Concourse was designed as a sans serif companion to Equity, with the goal of being equally practical. With sans serifs, what you often see is that they look good in all-caps, or good in body text, but not both. So I tried to find a middle ground.Q:
How ubiquitous have they become?A:
I wouldn’t call them ubiquitous, but they’re off to a very good start. Thousands of lawyers are using them. But I’m not in a rush. A good typeface has a lifetime measured in decades.Q
: “Typography for Lawyers” has been hugely successful, with one of best endorsements imaginable coming from Bryan Garner
– “If Matthew Butterick didn’t exist, it would be necessary to invent him.” What are you planning for the follow up?A:
Bryan has been a true friend to the project, which I’m tremendously grateful for.

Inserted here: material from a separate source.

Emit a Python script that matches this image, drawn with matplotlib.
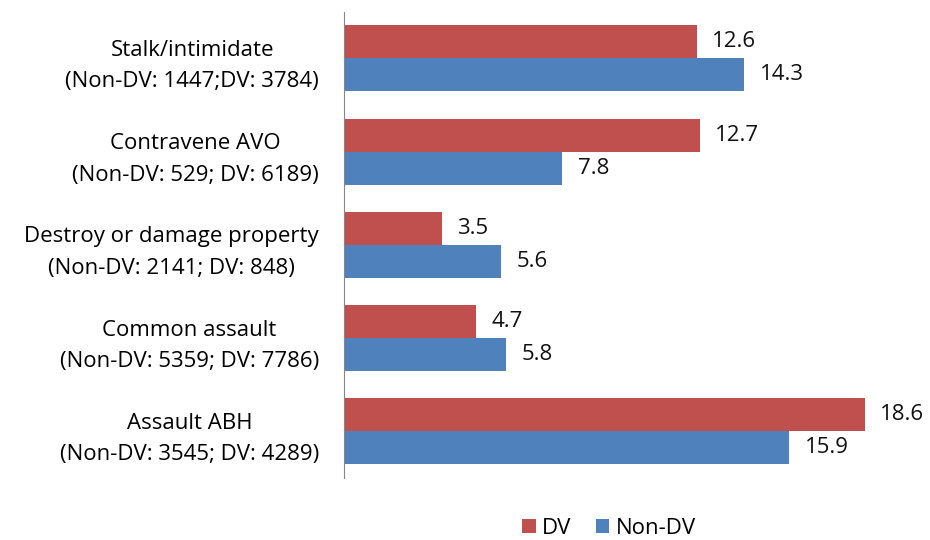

Reading his “Modern American Usage” start to finish made me want to write a usage guide for typography.
As for the follow-up, it probably wouldn’t surprise you to hear that many of my readers are nonlawyers. So I’m working on a new version of the book aimed at them.Q:
Your career has taken more interesting turns than most: from typeface designer, to website developer, to lawyer and author. If you had to give a commencement speech, what would you suggest to the graduates as the key to success?A:
Well, I think of my career as less peripatetic and more cumulative than it may appear to others. I’m interested in this broad theme of how we create the written word. It leads to new investigations, which I try to combine with what I’ve already learned. Sometimes with unexpected results. For instance, I wouldn’t have expected that writing a book about typography would improve my type-design skills. But it did.

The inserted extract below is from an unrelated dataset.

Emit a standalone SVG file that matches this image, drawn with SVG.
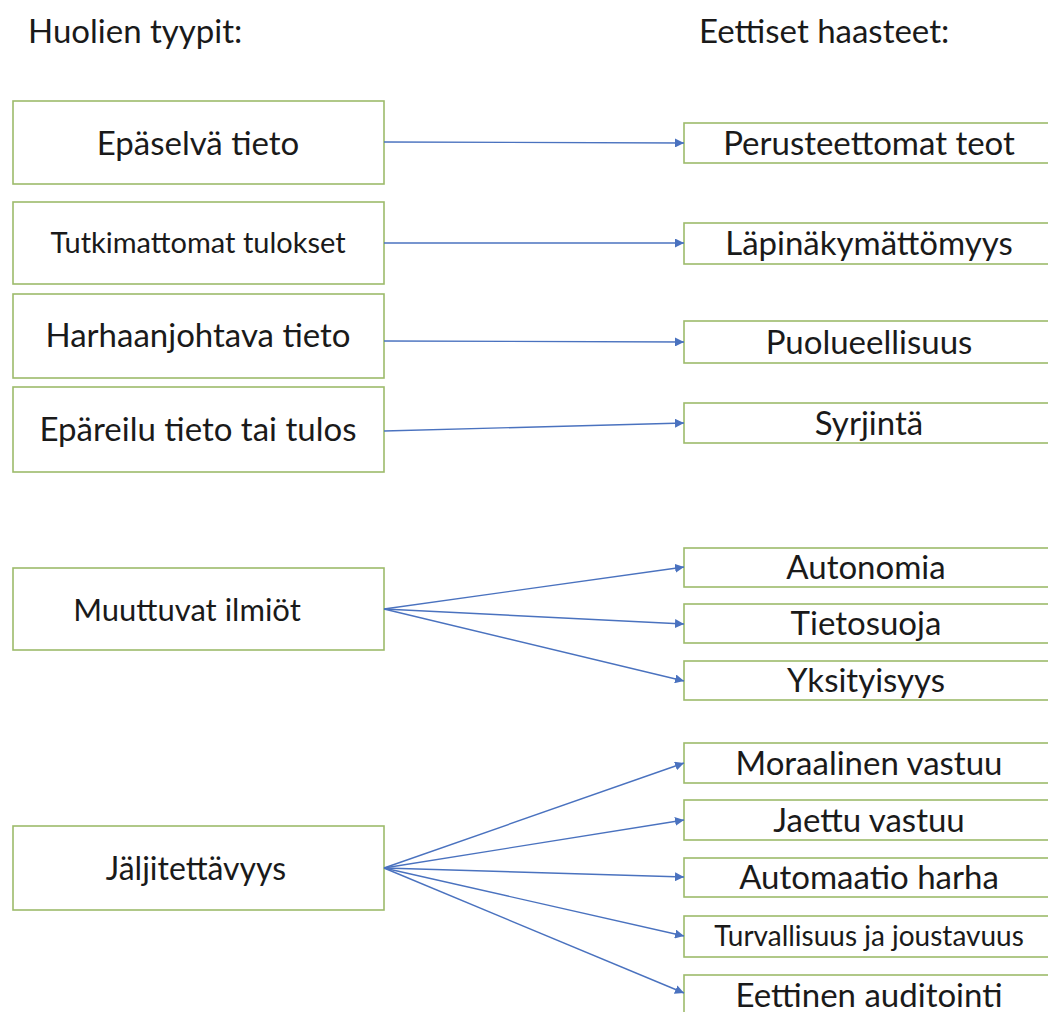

The best advice I got before I went to law school was to find out which professors had the best evaluations, and then take their classes, regardless of the topic. But I think that’s good advice out in the world, too. Kind and smart people will make any topic interesting. But they are rare. So if you meet one, you should make the most of what they have to share with you.Q
: In your experience, is there any overlap between excellent design and excellent lawyering? You have said “solving problems is the lowest form of design.” Is there a lesson there for lawyers?A:
Sure. I think design and lawyering are similar in that they both have this huge layer of mechanics and production interposed in this essentially human interchange. The challenge is keep bringing the human aspects forward, and not let them get lost in the noise. We could say that filing briefs is the lowest form of lawyering because a lawyer’s job is not to file briefs. It’s to represent clients. The brief is just the vehicle.

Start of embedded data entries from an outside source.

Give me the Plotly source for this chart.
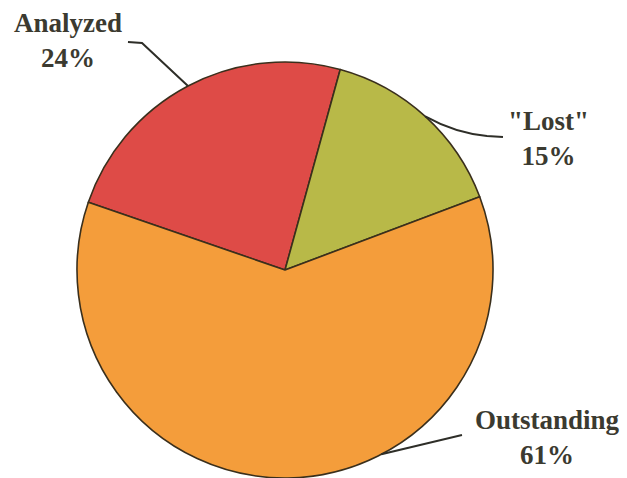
import math
import plotly.graph_objects as go

# Share of items by status
labels = ["Analyzed", '"Lost"', "Outstanding"]
values = [24, 15, 61]
colors = ["#DE4B47", "#B8B948", "#F49D3B"]

W, H = 627, 478
CX, CY, R = 285, 270, 208          # pie centre and radius in px
START = -71                         # angle (deg, clockwise from 12 o'clock) where the first slice begins


def px_to_paper(x, y):
    return x / W, 1 - y / H


def arc_point(angle_deg, radius=R):
    a = math.radians(angle_deg)
    return CX + radius * math.sin(a), CY - radius * math.cos(a)


# slice boundary angles derived from the values
total = sum(values)
bounds = [START]
for v in values:
    bounds.append(bounds[-1] + 360 * v / total)
mids = [(bounds[i] + bounds[i + 1]) / 2 for i in range(len(values))]

fig = go.Figure(go.Pie(
    labels=labels,
    values=values,
    sort=False,
    direction="clockwise",
    rotation=START,
    marker=dict(colors=colors, line=dict(color="#3a2f1c", width=1.6)),
    textinfo="none",
    hoverinfo="label+percent",
    showlegend=False,
    domain=dict(x=[(CX - R) / W, (CX + R) / W], y=[(H - CY - R) / H, (H - CY + R) / H]),
))

font = dict(family="Liberation Serif, Times New Roman, serif", size=27, color="#3b3a30")

# label text blocks (centre positions in px)
label_pos = [(68, 41), (548, 138), (547, 437)]
annotations = []
for lab, v, (x, y) in zip(labels, values, label_pos):
    px, py = px_to_paper(x, y)
    annotations.append(dict(
        x=px, y=py, xref="paper", yref="paper", xanchor="center", yanchor="middle",
        text=f"<b>{lab}<br>{v}%</b>", showarrow=False, font=font, align="center",
    ))


def path(points, curve=None):
    p = [px_to_paper(*pt) for pt in points]
    s = f"M {p[0][0]:.4f} {p[0][1]:.4f}"
    for i, q in enumerate(p[1:], start=1):
        if curve is not None and i == len(p) - 1:
            c = px_to_paper(*curve)
            s += f" Q {c[0]:.4f} {c[1]:.4f} {q[0]:.4f} {q[1]:.4f}"
        else:
            s += f" L {q[0]:.4f} {q[1]:.4f}"
    return s


line_style = dict(color="#2e2e28", width=2)
out_angle = bounds[2] + 0.378 * (bounds[3] - bounds[2])
shapes = [
    dict(type="path", xref="paper", yref="paper", line=line_style,
         path=path([(128, 42), (142, 43), arc_point(mids[0])])),
    dict(type="path", xref="paper", yref="paper", line=line_style,
         path=path([(503, 137), (487, 136), arc_point(mids[1])], curve=(455, 133))),
    dict(type="path", xref="paper", yref="paper", line=line_style,
         path=path([(462, 435), arc_point(out_angle)])),
]

fig.update_layout(
    width=W, height=H,
    margin=dict(l=0, r=0, t=0, b=0),
    paper_bgcolor="white",
    plot_bgcolor="white",
    annotations=annotations,
    shapes=shapes,
)

fig.write_html("out.html")
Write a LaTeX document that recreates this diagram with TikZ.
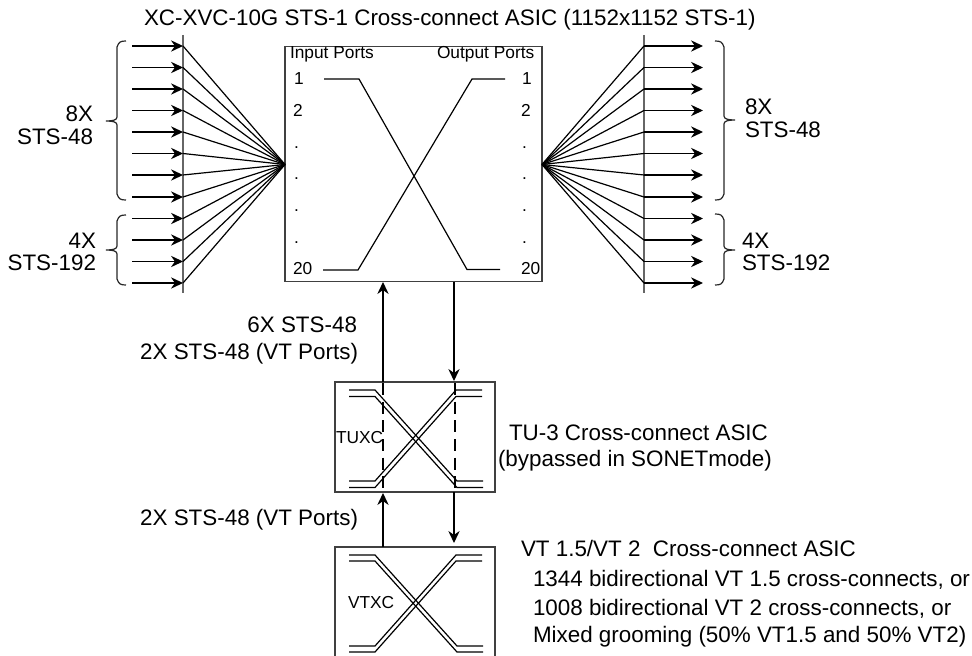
\documentclass[tikz,border=0pt]{standalone}
\usepackage{fontspec}
\setmainfont{Liberation Sans}
\usetikzlibrary{arrows.meta}
\newcommand{\bigf}{\fontsize{16.8pt}{20pt}\selectfont}
\newcommand{\smallf}{\fontsize{13pt}{15pt}\selectfont}
\tikzset{
  x=0.75pt,y=-0.75pt,
  box/.style={draw=black!75,line width=0.8pt,inner sep=0,outer sep=0,anchor=north west},
  bus/.style={draw=black!60,line width=1pt},
  thin line/.style={draw=black,line width=0.9pt},
  arr/.style={draw=black,line width=0.9pt,-{Stealth[length=9pt,width=8.5pt]}},
  lab/.style={inner sep=0,outer sep=0,font=\bigf,anchor=base west},
  labr/.style={inner sep=0,outer sep=0,font=\bigf,anchor=base east},
  sm/.style={inner sep=0,outer sep=0,font=\smallf,anchor=base west},
  brace/.style={draw=black!85,line width=0.9pt},
}
\begin{document}
\begin{tikzpicture}
\useasboundingbox (0,0) rectangle (972,656);
\clip (0,0) rectangle (972,656);
% boxes
\node[box,minimum width=192.75pt,minimum height=176pt] (xc) at (285,46.5) {};
\node[box,minimum width=120pt,minimum height=82.5pt] (tuxc) at (335,382) {};
\node[box,minimum width=120pt,minimum height=90pt] (vtxc) at (335,547) {};
% fan points
\coordinate (fl) at (xc.west |- 0,164.5);
\coordinate (fr) at (xc.east |- 0,164.5);
\coordinate (bl1) at (183,35); \coordinate (bl2) at (183,293);
\coordinate (br1) at (644,35); \coordinate (br2) at (644,293);
\draw[bus] (bl1) -- (bl2);
\draw[bus] (br1) -- (br2);
\foreach \i/\y in {1/46,2/67.5,3/89,4/110.5,5/132,6/153.5,7/175,8/197,9/218.5,10/240,11/261.5,12/283}{
  \coordinate (la\i) at (132,\y);
  \coordinate (lb\i) at (183,\y);
  \coordinate (ra\i) at (644,\y);
  \coordinate (rb\i) at (703,\y);
  \draw[arr] (la\i) -- (lb\i);
  \draw[arr] (ra\i) -- (rb\i);
  \draw[thin line] (lb\i) -- (fl);
  \draw[thin line] (ra\i) -- (fr);
}
% main X
\coordinate (a1) at (324,79); \coordinate (a2) at (359,79);
\coordinate (a3) at (467,269.5); \coordinate (a4) at (500,269.5);
\coordinate (b1) at (323,270); \coordinate (b2) at (358,270);
\coordinate (b3) at (472,79); \coordinate (b4) at (505,79);
\draw[thin line] (a1) -- (a2) -- (a3) -- (a4);
\draw[thin line] (b1) -- (b2) -- (b3) -- (b4);
% vertical connectors
\coordinate (u1) at (383,382); \coordinate (u2) at (383,282);
\coordinate (d1) at (454,282); \coordinate (d2) at (454,381);
\coordinate (u3) at (383,547); \coordinate (u4) at (383,493);
\coordinate (d3) at (454,492); \coordinate (d4) at (454,543);
\draw[arr] (u1) -- (u2);
\draw[arr] (d1) -- (d2);
\draw[arr] (u3) -- (u4);
\draw[arr] (d3) -- (d4);
\coordinate (t1) at (383,383); \coordinate (t2) at (383,491);
\coordinate (t3) at (455,383); \coordinate (t4) at (455,491);
\draw[thin line,dash pattern=on 9pt off 5pt] (t1) -- (t2);
\draw[thin line,dash pattern=on 9pt off 5pt] (t3) -- (t4);
% double X
\foreach \t in {390,396.5,555,561}{
  \pgfmathsetmacro{\tb}{\t+91}
  \draw[thin line] (349,\t) -- (375,\t) -- (457,\tb) -- (483,\tb);
  \draw[thin line] (482,\t) -- (456,\t) -- (375,\tb) -- (349,\tb);
}
% braces
\newcommand{\bracel}[4]{\draw[brace] (#1+11,#2) .. controls (#1+5,#2) and (#1+4,#2+1) .. (#1+2,#2+6) -- (#1+2,#4-4) .. controls (#1+2,#4-1) and (#1-2,#4) .. (#1-9,#4) .. controls (#1-2,#4) and (#1+2,#4+1) .. (#1+2,#4+4) -- (#1+2,#3-6) .. controls (#1+4,#3-1) and (#1+5,#3) .. (#1+11,#3);}
\newcommand{\bracer}[4]{\draw[brace] (#1-11,#2) .. controls (#1-5,#2) and (#1-4,#2+1) .. (#1-2,#2+6) -- (#1-2,#4-4) .. controls (#1-2,#4-1) and (#1+2,#4) .. (#1+9,#4) .. controls (#1+2,#4) and (#1-2,#4+1) .. (#1-2,#4+4) -- (#1-2,#3-6) .. controls (#1-4,#3-1) and (#1-5,#3) .. (#1-11,#3);}
\bracel{115}{41}{200}{121}
\bracel{115}{215}{285}{250}
\bracer{726}{41}{200}{120}
\bracer{726}{214}{285}{250}
% labels
\node[lab] (title) at (144,26) {XC-XVC-10G STS-1 Cross-connect ASIC (1152x1152 STS-1)};
\node[labr] (l8a) at (93,122) {8X};
\node[labr] (l8b) at (93,145) {STS-48};
\node[labr] (l4a) at (96,249) {4X};
\node[labr] (l4b) at (96,271) {STS-192};
\node[lab] (r8a) at (745,115) {8X};
\node[lab] (r8b) at (745,137.5) {STS-48};
\node[lab] (r4a) at (742,249) {4X};
\node[lab] (r4b) at (742,271) {STS-192};
\node[sm] (ip) at (290,59) {Input Ports};
\node[sm] (op) at (437,59) {Output Ports};
\node[sm] (i1) at (294,85) {1};
\node[sm] (i2) at (293,117) {2};
\node[sm] (id1) at (294,149) {.};
\node[sm] (id2) at (294,180) {.};
\node[sm] (id3) at (294,212) {.};
\node[sm] (id4) at (294,244) {.};
\node[sm] (i20) at (293,275) {20};
\node[sm] (o1) at (522,85) {1};
\node[sm] (o2) at (521,117) {2};
\node[sm] (od1) at (522,149) {.};
\node[sm] (od2) at (522,180) {.};
\node[sm] (od3) at (522,212) {.};
\node[sm] (od4) at (522,244) {.};
\node[sm] (o20) at (521,275) {20};
\node[labr] (s1) at (357,333) {6X STS-48};
\node[labr] (s2) at (358,359) {2X STS-48 (VT Ports)};
\node[labr] (s3) at (358,525) {2X STS-48 (VT Ports)};
\node[lab] (tu1) at (509,440) {TU-3 Cross-connect ASIC};
\node[lab] (tu2) at (498,466) {(bypassed in SONETmode)};
\node[sm] (tx) at (336,443) {TUXC};
\node[sm] (vx) at (348,608) {VTXC};
\node[lab] (v1) at (521,556) {VT 1.5/VT 2\ \ Cross-connect ASIC};
\node[lab] (v2) at (533,586) {1344 bidirectional VT 1.5 cross-connects, or};
\node[lab] (v3) at (533,615.5) {1008 bidirectional VT 2 cross-connects, or};
\node[lab] (v4) at (533,642) {Mixed grooming (50\% VT1.5 and 50\% VT2)};
\end{tikzpicture}
\end{document}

Sometimes lawyers say to me, “I see, typography is important because it makes things pretty.” Yes and no. True, we’re not trying to make things uglier. But the reason to “make it pretty” is to make the most of the limited attention we get from our readers. We need that attention to best serve our clients. Once a reader has lost interest, we’ve also lost our chance to persuade.Q:
What are the last three albums you added to your iPod?A:
I’m a big streaming-music user these days, so based on the phrasing of your question, I don’t need to confess to all the guilty pleasures I keep over there. The last three albums added to the iPod were “Silver Age” by Bob Mould, a six-disc compilation of 70s soul, and “Cargo” by Men at Work.